A quote from the book: “The goal is to create a system in which learners engage in an abstract challenge, defined by rules, interactivity, and feedback that results in a quantifiable outcome ideally eliciting an emotional reaction.”
And I realized that the little drawing routine I present in my memory drawing workbook is a game according to that definition! I realized that was part of why I liked it so much. It’s challenging to draw from memory. The rule is you follow the sequence: observation, draw from memory, correct, draw from memory again. There is a quantifiable outcome in the form of two drawings, the second one hopefully a lot better than the first one, which, when a subject was chosen that was easy enough, elicits an emotional reaction.
It’s not an exercise but rather a little game you can play every day!
Why is that important? Because playing games is something we do for fun. And it makes it that much easier to learn new things if we don’t realize we’re learning and are just having fun.

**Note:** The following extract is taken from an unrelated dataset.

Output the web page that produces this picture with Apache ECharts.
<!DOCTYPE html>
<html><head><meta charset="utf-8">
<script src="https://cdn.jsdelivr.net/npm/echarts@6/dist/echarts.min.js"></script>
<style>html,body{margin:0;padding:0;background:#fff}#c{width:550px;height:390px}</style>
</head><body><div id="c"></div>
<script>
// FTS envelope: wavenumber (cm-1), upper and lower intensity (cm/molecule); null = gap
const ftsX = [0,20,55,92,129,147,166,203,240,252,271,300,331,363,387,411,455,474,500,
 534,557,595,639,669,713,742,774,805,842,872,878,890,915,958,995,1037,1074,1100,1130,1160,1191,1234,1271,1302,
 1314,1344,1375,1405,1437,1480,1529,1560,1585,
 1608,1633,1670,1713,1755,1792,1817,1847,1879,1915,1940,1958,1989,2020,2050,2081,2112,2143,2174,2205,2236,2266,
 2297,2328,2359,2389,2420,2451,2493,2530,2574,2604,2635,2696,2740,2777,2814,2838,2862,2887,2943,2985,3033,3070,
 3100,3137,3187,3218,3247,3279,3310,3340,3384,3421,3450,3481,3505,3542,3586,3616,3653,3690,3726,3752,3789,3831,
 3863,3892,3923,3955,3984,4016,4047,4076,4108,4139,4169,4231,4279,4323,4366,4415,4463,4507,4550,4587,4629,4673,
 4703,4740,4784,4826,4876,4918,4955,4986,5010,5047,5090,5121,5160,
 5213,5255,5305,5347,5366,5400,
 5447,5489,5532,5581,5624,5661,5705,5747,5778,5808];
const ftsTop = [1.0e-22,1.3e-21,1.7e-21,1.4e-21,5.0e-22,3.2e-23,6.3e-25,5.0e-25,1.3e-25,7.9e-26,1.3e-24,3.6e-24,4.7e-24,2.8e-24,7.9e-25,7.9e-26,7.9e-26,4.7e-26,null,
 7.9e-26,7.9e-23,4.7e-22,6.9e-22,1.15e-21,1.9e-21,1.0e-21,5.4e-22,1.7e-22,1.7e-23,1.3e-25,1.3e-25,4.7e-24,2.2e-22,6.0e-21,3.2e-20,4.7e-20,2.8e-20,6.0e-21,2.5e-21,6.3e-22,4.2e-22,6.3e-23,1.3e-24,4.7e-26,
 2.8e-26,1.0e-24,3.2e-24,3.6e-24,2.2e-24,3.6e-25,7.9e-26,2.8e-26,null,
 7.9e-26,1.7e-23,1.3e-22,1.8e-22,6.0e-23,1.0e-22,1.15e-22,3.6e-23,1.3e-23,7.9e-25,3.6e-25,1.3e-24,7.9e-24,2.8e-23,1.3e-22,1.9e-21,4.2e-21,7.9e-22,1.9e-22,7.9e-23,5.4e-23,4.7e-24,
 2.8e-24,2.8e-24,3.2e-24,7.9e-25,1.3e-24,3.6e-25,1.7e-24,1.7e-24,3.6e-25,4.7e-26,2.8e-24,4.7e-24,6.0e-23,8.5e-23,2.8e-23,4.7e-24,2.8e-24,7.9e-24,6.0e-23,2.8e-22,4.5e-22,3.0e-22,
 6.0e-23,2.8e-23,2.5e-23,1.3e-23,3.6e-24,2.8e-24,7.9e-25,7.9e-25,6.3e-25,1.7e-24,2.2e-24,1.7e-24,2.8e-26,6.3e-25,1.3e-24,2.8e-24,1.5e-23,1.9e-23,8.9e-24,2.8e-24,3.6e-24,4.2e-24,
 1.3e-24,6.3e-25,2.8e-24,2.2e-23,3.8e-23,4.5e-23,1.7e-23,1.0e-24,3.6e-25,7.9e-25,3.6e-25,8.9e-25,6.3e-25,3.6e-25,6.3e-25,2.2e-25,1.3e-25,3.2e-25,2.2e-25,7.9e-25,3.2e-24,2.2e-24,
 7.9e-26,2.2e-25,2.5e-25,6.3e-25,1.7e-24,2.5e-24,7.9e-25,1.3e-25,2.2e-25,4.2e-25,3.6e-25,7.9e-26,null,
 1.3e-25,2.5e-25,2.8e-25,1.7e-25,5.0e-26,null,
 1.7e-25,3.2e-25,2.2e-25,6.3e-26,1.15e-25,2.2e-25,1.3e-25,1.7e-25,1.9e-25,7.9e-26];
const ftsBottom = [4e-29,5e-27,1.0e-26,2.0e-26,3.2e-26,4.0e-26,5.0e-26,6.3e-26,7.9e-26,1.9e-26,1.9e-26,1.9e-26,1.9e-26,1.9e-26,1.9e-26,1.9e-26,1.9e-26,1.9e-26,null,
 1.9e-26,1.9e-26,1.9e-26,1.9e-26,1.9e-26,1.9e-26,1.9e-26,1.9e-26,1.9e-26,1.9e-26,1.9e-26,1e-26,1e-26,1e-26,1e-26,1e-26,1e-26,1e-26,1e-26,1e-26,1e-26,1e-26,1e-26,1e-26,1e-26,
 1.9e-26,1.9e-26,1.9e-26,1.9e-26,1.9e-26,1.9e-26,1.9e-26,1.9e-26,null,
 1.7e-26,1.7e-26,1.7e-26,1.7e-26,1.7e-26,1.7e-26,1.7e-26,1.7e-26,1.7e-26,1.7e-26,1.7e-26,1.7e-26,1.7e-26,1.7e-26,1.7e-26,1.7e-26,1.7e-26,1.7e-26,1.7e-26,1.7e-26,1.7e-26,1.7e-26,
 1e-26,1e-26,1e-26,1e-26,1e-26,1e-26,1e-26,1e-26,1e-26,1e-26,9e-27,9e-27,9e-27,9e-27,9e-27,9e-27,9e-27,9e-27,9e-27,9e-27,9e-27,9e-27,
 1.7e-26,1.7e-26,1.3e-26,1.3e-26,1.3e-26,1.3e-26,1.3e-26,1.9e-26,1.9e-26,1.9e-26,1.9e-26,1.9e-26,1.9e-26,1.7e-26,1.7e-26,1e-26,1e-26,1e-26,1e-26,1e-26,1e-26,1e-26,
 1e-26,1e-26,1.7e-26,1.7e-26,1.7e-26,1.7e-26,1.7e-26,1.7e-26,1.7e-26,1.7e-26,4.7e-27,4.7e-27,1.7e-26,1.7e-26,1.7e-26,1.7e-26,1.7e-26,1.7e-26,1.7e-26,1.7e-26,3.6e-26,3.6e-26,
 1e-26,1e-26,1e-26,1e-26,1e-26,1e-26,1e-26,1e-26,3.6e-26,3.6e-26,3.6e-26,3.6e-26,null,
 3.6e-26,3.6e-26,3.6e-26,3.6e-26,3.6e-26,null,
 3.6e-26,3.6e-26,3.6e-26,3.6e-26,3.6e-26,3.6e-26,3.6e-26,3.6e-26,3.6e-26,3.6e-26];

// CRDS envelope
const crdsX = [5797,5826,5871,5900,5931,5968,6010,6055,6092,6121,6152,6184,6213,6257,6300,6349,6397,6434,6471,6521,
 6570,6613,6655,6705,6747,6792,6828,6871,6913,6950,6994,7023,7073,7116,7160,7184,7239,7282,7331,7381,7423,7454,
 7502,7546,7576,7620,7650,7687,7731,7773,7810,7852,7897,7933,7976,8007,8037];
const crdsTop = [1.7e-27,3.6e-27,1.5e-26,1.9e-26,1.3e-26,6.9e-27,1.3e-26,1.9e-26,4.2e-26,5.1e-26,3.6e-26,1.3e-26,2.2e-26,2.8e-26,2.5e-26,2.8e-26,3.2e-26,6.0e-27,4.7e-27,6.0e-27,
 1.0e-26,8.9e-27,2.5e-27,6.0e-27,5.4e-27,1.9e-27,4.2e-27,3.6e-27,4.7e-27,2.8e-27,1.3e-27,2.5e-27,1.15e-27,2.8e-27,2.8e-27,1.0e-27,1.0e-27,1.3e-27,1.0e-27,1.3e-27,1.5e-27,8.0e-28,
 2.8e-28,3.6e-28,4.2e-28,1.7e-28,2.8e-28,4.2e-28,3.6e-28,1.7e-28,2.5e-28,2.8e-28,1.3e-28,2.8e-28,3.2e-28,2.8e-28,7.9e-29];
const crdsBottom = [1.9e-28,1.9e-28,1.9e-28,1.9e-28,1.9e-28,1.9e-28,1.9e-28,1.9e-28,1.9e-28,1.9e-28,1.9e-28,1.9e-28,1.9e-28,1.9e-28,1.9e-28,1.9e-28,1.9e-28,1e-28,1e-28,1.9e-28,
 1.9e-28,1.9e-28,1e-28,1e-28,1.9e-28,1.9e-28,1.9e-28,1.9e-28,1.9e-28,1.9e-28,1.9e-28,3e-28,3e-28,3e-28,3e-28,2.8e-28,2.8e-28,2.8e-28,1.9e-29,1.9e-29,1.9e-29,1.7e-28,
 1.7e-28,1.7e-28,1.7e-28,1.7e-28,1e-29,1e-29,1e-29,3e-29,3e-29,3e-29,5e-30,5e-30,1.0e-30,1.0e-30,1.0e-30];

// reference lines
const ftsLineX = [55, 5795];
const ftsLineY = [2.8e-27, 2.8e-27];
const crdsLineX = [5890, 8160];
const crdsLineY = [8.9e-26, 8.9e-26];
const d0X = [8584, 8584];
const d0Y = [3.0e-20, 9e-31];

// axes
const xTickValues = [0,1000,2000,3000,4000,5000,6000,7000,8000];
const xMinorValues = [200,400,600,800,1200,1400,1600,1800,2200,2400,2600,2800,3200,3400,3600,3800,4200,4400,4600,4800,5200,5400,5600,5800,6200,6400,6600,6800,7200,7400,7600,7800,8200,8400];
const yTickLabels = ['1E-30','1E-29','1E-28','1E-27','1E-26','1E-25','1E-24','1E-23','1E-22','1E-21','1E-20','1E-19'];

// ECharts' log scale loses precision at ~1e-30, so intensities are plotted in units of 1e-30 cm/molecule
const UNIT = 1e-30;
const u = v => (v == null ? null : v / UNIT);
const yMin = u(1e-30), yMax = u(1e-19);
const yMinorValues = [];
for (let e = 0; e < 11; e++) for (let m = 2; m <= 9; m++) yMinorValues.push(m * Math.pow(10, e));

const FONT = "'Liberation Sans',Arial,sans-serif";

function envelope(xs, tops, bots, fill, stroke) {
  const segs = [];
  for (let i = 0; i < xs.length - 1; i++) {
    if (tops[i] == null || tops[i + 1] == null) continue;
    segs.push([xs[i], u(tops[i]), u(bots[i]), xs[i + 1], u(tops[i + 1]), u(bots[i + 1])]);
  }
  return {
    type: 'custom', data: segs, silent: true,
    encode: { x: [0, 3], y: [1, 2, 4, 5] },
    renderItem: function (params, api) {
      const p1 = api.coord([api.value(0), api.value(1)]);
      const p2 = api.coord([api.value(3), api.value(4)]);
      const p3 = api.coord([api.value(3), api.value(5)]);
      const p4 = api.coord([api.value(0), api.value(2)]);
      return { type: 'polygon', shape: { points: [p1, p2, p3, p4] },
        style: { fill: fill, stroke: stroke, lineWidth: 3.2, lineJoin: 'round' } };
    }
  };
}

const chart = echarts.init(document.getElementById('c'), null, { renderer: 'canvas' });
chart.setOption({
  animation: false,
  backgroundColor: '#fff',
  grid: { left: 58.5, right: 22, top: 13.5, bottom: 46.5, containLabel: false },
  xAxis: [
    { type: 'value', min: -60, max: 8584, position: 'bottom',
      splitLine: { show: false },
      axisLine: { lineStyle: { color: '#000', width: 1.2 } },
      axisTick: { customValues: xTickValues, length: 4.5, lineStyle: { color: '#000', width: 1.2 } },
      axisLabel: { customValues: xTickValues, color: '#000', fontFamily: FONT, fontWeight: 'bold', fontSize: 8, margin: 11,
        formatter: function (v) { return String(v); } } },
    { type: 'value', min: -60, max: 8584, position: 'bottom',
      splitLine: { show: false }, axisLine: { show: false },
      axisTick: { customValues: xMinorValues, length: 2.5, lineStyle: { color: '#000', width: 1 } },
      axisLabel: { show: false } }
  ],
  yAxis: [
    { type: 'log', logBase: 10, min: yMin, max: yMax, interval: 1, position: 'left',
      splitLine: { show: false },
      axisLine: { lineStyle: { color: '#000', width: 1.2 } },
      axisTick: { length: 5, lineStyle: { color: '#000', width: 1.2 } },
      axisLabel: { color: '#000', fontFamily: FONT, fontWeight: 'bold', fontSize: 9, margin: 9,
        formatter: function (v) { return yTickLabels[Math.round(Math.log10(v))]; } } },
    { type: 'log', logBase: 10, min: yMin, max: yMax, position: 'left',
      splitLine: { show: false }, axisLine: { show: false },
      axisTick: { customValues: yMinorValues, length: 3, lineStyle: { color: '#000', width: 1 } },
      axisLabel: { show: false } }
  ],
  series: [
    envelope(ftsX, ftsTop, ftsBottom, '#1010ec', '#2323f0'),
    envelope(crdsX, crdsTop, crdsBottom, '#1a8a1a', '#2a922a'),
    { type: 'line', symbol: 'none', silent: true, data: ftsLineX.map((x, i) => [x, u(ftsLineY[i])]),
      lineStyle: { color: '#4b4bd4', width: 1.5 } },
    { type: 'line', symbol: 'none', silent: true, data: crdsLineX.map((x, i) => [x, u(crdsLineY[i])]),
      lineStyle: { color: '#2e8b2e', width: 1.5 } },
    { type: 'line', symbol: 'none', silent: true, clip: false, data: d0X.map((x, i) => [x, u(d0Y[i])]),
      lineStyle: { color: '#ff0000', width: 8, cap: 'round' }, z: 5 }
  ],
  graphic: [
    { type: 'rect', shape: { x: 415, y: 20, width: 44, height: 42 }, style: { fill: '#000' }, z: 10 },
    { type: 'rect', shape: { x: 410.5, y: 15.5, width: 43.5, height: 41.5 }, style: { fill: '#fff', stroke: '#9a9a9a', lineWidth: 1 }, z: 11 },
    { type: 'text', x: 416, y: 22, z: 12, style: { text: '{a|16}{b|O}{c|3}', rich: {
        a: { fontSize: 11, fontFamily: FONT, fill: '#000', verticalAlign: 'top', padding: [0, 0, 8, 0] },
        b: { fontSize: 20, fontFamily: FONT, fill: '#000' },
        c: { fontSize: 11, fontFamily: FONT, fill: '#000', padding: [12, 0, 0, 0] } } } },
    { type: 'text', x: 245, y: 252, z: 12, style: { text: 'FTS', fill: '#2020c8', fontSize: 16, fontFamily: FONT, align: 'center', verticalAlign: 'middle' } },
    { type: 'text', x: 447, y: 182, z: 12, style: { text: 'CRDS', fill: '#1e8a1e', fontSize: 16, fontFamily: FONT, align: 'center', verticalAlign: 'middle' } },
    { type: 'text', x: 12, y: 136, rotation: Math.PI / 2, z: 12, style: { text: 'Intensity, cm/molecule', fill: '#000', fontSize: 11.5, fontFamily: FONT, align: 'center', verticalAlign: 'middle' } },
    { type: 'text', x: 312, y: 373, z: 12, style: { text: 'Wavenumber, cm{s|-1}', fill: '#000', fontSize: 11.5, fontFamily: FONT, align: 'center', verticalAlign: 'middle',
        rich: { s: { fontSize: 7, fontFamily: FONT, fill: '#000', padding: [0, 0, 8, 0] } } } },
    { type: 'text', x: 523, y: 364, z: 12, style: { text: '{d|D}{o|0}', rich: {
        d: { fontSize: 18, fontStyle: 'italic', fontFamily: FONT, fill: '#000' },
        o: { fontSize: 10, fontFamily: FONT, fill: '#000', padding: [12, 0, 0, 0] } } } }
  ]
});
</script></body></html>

I’ve created a page with ‘games,’ exercises that can feel like playing.
Books feed the brain. Reading non-fiction is a way better use of your time than being on social media. If you’re not drawing, that is! It’s fun for me to figure out how such a subject relates to what I am doing with Practice Drawing This.
Something weird happened the past few weeks. I used to get a satisfying dopamine hit from adding to or improving the Practice Drawing This website in some way. I could look back at the end of the day and feel proud of having done something cool.

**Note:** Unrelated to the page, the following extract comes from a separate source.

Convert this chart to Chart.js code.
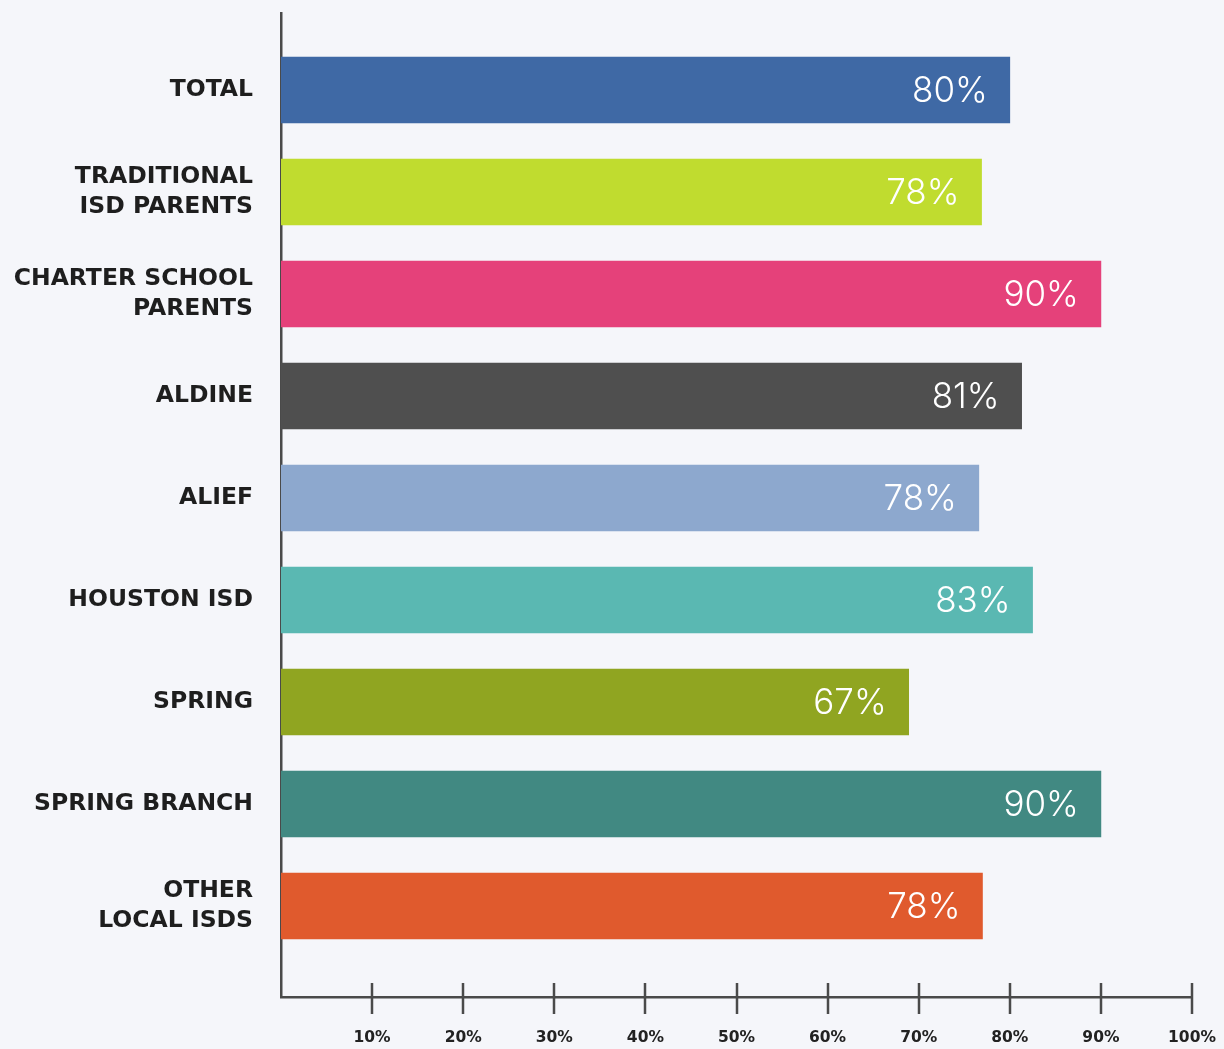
<!DOCTYPE html>
<html>
<head>
<meta charset="utf-8">
<script src="https://cdn.jsdelivr.net/npm/chart.js@4.4.1/dist/chart.umd.min.js"></script>
<style>
  html, body { margin: 0; padding: 0; background: #f5f6fa; }
  #wrap { width: 1224px; height: 1049px; position: relative; }
</style>
</head>
<body>
<div id="wrap"><canvas id="chart"></canvas></div>
<script>
// ── Dados ─────────────────────────────────────────────────────
const CATEGORIAS = [
  ["TOTAL"],
  ["TRADITIONAL", "ISD PARENTS"],
  ["CHARTER SCHOOL", "PARENTS"],
  ["ALDINE"],
  ["ALIEF"],
  ["HOUSTON ISD"],
  ["SPRING"],
  ["SPRING BRANCH"],
  ["OTHER", "LOCAL ISDS"],
];
// comprimento das barras como desenhado na figura
const VALORES = [80, 76.9, 90, 81.3, 76.6, 82.5, 68.9, 90, 77];
// rótulos impressos nas barras
const ROTULOS = ["80%", "78%", "90%", "81%", "78%", "83%", "67%", "90%", "78%"];
const CORES = [
  "#3f69a5", "#c0dc2f", "#e5417a", "#4f4f4f", "#8da8ce",
  "#5ab8b2", "#90a521", "#418982", "#e05a2d",
];
const TICKS_X = [10, 20, 30, 40, 50, 60, 70, 80, 90, 100];

const AXIS_COLOR = "#4a4a4a";
const LABEL_FONT = "'DejaVu Sans', 'Noto Sans', sans-serif";

// ── Plugins ───────────────────────────────────────────────────
const valueLabels = {
  id: "valueLabels",
  afterDatasetsDraw(chart) {
    const ctx = chart.ctx;
    const meta = chart.getDatasetMeta(0);
    ctx.save();
    ctx.fillStyle = "#ffffff";
    ctx.font = "300 35px Inter, 'Noto Sans', sans-serif";
    ctx.textAlign = "right";
    ctx.textBaseline = "middle";
    meta.data.forEach((bar, i) => {
      ctx.fillText(ROTULOS[i], bar.x - 22, bar.y + 1);
    });
    ctx.restore();
  },
};

// marcas cruzando o eixo x
const crossTicks = {
  id: "crossTicks",
  afterDraw(chart) {
    const x = chart.scales.x;
    const ctx = chart.ctx;
    ctx.save();
    ctx.strokeStyle = AXIS_COLOR;
    ctx.lineWidth = 2.5;
    TICKS_X.forEach((v) => {
      const px = Math.round(x.getPixelForValue(v));
      ctx.beginPath();
      ctx.moveTo(px, x.top - 14);
      ctx.lineTo(px, x.top + 17);
      ctx.stroke();
    });
    ctx.restore();
  },
};

// ── Gráfico ───────────────────────────────────────────────────
new Chart(document.getElementById("chart"), {
  type: "bar",
  data: {
    datasets: [
      {
        data: VALORES.map((v, i) => ({ x: v, y: i })),
        backgroundColor: CORES,
        borderWidth: 0,
        barThickness: 66,
      },
    ],
  },
  plugins: [valueLabels, crossTicks],
  options: {
    indexAxis: "y",
    responsive: true,
    maintainAspectRatio: false,
    animation: false,
    layout: { padding: { top: 13, right: 32, bottom: 0, left: 0 } },
    plugins: { legend: { display: false }, tooltip: { enabled: false } },
    scales: {
      x: {
        type: "linear",
        min: 0,
        max: 100,
        afterBuildTicks: (s) => {
          s.ticks = TICKS_X.map((v) => ({ value: v }));
        },
        grid: { display: false, drawTicks: false },
        border: { display: true, color: AXIS_COLOR, width: 2.5 },
        ticks: {
          color: "#222222",
          padding: 32,
          maxRotation: 0,
          font: { family: LABEL_FONT, size: 15.5, weight: "700" },
          callback: (v) => v + "%",
        },
        afterFit: (s) => {
          s.height = 52;
          s.paddingLeft = 0;
          s.paddingRight = 0;
        },
      },
      y: {
        type: "linear",
        reverse: true,
        offset: false,
        min: -0.755,
        max: 8.892,
        afterBuildTicks: (s) => {
          s.ticks = CATEGORIAS.map((c, i) => ({ value: i }));
        },
        grid: { display: false, drawTicks: false, offset: false },
        border: { display: true, color: AXIS_COLOR, width: 2.5 },
        ticks: {
          color: "#1e1e1e",
          padding: 28,
          autoSkip: false,
          font: {
            family: LABEL_FONT,
            size: 23.5,
            weight: "700",
            lineHeight: 1.25,
          },
          callback: (v) => CATEGORIAS[v],
        },
        afterFit: (s) => {
          s.width = 281;
          s.paddingTop = 0;
          s.paddingBottom = 0;
        },
      },
    },
  },
});
</script>
</body>
</html>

But that went away recently.
The mistake I made was creating a comprehensive to-do list of things I wanted to do for the site. Up to that point, it was all in my head, but now it was a list. It sounds like a good plan on paper, but in reality, it becomes a monument of failure as it grows and grows and grows. Look at all the things I need to do still!
I’d add a new model, improve something, and, in the process, come up with a ton of new things to do for the site, effectively lengthening the to-do list, not shortening it.

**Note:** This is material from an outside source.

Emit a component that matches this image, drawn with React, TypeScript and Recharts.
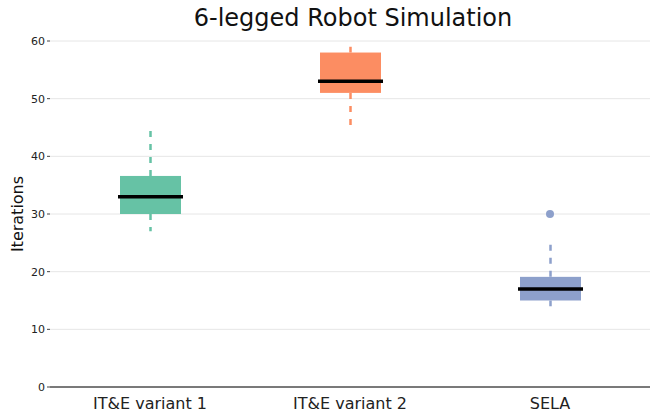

I decided to slow that down and focus more on drawing. That’s the whole point of the thing, after all.
Someone reached out to me to ask if the older torso model, the one with the two boxes, was still available, as they couldn’t find it. I replaced it with the new torso model because the older one was too inaccurate. Notably, there was often no believable spine between the chest and hip.
On the website, I have re-introduced the older model that approximated the torso through boxes by using the new torso model, modifying it so that you see the boxes.
This is one small example of the many items on the long list of things I can add or improve to the Practice Drawing This website.